§ **Your goal**
Write the data out again exactly, with no pictures.

# # #

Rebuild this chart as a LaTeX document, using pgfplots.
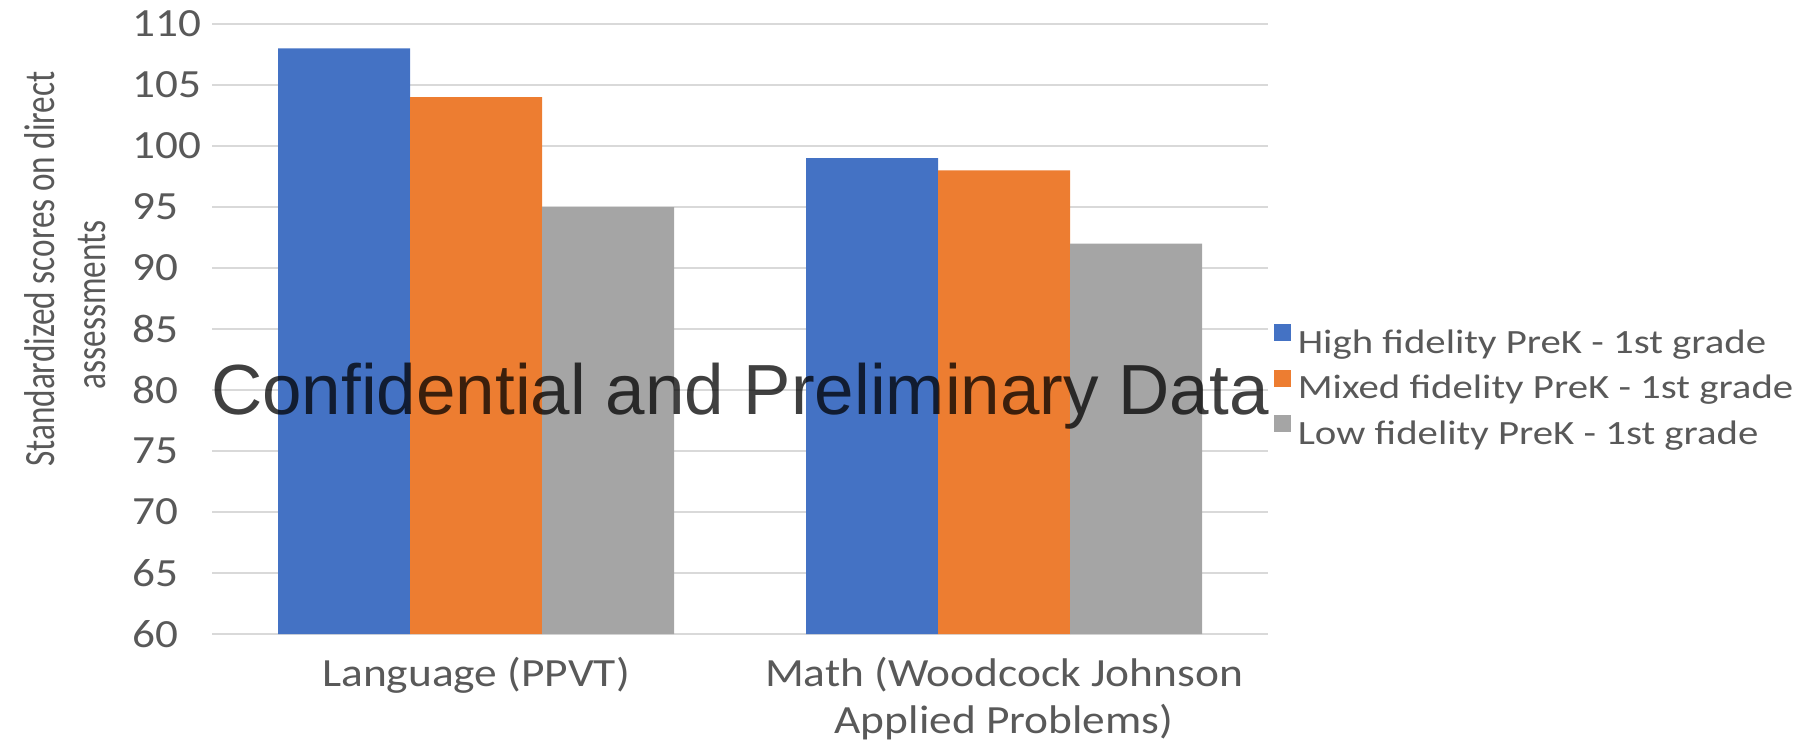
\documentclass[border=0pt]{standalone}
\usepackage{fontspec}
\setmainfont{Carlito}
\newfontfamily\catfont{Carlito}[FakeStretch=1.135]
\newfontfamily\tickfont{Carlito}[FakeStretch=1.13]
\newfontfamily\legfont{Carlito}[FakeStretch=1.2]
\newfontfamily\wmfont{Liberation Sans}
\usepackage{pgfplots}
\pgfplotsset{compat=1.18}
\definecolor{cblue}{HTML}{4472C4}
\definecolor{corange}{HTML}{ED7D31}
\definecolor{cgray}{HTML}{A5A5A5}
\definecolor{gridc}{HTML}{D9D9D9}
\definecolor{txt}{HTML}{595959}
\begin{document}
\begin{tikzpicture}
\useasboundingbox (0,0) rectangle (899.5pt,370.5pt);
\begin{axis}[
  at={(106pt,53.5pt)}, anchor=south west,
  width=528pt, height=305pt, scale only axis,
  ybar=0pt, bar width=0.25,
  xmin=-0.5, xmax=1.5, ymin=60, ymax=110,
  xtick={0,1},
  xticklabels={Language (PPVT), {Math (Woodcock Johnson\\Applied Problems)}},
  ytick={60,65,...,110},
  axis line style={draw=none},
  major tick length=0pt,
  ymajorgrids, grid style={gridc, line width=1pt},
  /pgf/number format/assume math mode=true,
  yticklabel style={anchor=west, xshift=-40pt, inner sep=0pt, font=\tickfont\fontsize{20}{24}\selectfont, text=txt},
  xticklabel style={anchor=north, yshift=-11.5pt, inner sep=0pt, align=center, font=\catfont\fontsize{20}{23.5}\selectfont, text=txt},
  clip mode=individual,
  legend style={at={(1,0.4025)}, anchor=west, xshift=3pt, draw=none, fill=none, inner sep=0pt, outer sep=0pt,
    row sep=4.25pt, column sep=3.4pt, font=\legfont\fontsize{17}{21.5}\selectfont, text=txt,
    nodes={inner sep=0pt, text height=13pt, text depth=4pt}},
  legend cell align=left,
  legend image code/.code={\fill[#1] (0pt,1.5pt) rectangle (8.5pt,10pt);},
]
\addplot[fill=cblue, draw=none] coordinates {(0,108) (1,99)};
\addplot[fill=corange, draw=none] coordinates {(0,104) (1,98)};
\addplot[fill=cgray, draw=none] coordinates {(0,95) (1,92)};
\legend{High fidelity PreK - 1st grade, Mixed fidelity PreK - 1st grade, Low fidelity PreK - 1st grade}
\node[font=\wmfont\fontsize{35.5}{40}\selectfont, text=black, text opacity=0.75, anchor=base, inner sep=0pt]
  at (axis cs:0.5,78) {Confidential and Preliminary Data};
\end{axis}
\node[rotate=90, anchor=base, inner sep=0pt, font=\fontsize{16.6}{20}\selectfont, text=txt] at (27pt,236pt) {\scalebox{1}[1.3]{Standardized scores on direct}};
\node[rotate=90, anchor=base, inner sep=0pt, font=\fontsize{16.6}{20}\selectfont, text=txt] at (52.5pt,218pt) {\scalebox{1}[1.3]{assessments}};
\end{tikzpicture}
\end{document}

# # #

§ **Exercise output**
Rebuild this chart as a LaTeX document, using pgfplots.
\documentclass[border=0pt]{standalone}
\usepackage{fontspec}
\setmainfont{Carlito}
\newfontfamily\catfont{Carlito}[FakeStretch=1.135]
\newfontfamily\tickfont{Carlito}[FakeStretch=1.13]
\newfontfamily\legfont{Carlito}[FakeStretch=1.2]
\newfontfamily\wmfont{Liberation Sans}
\usepackage{pgfplots}
\pgfplotsset{compat=1.18}
\definecolor{cblue}{HTML}{4472C4}
\definecolor{corange}{HTML}{ED7D31}
\definecolor{cgray}{HTML}{A5A5A5}
\definecolor{gridc}{HTML}{D9D9D9}
\definecolor{txt}{HTML}{595959}
\begin{document}
\begin{tikzpicture}
\useasboundingbox (0,0) rectangle (899.5pt,370.5pt);
\begin{axis}[
  at={(106pt,53.5pt)}, anchor=south west,
  width=528pt, height=305pt, scale only axis,
  ybar=0pt, bar width=0.25,
  xmin=-0.5, xmax=1.5, ymin=60, ymax=110,
  xtick={0,1},
  xticklabels={Language (PPVT), {Math (Woodcock Johnson\\Applied Problems)}},
  ytick={60,65,...,110},
  axis line style={draw=none},
  major tick length=0pt,
  ymajorgrids, grid style={gridc, line width=1pt},
  /pgf/number format/assume math mode=true,
  yticklabel style={anchor=west, xshift=-40pt, inner sep=0pt, font=\tickfont\fontsize{20}{24}\selectfont, text=txt},
  xticklabel style={anchor=north, yshift=-11.5pt, inner sep=0pt, align=center, font=\catfont\fontsize{20}{23.5}\selectfont, text=txt},
  clip mode=individual,
  legend style={at={(1,0.4025)}, anchor=west, xshift=3pt, draw=none, fill=none, inner sep=0pt, outer sep=0pt,
    row sep=4.25pt, column sep=3.4pt, font=\legfont\fontsize{17}{21.5}\selectfont, text=txt,
    nodes={inner sep=0pt, text height=13pt, text depth=4pt}},
  legend cell align=left,
  legend image code/.code={\fill[#1] (0pt,1.5pt) rectangle (8.5pt,10pt);},
]
\addplot[fill=cblue, draw=none] coordinates {(0,108) (1,99)};
\addplot[fill=corange, draw=none] coordinates {(0,104) (1,98)};
\addplot[fill=cgray, draw=none] coordinates {(0,95) (1,92)};
\legend{High fidelity PreK - 1st grade, Mixed fidelity PreK - 1st grade, Low fidelity PreK - 1st grade}
\node[font=\wmfont\fontsize{35.5}{40}\selectfont, text=black, text opacity=0.75, anchor=base, inner sep=0pt]
  at (axis cs:0.5,78) {Confidential and Preliminary Data};
\end{axis}
\node[rotate=90, anchor=base, inner sep=0pt, font=\fontsize{16.6}{20}\selectfont, text=txt] at (27pt,236pt) {\scalebox{1}[1.3]{Standardized scores on direct}};
\node[rotate=90, anchor=base, inner sep=0pt, font=\fontsize{16.6}{20}\selectfont, text=txt] at (52.5pt,218pt) {\scalebox{1}[1.3]{assessments}};
\end{tikzpicture}
\end{document}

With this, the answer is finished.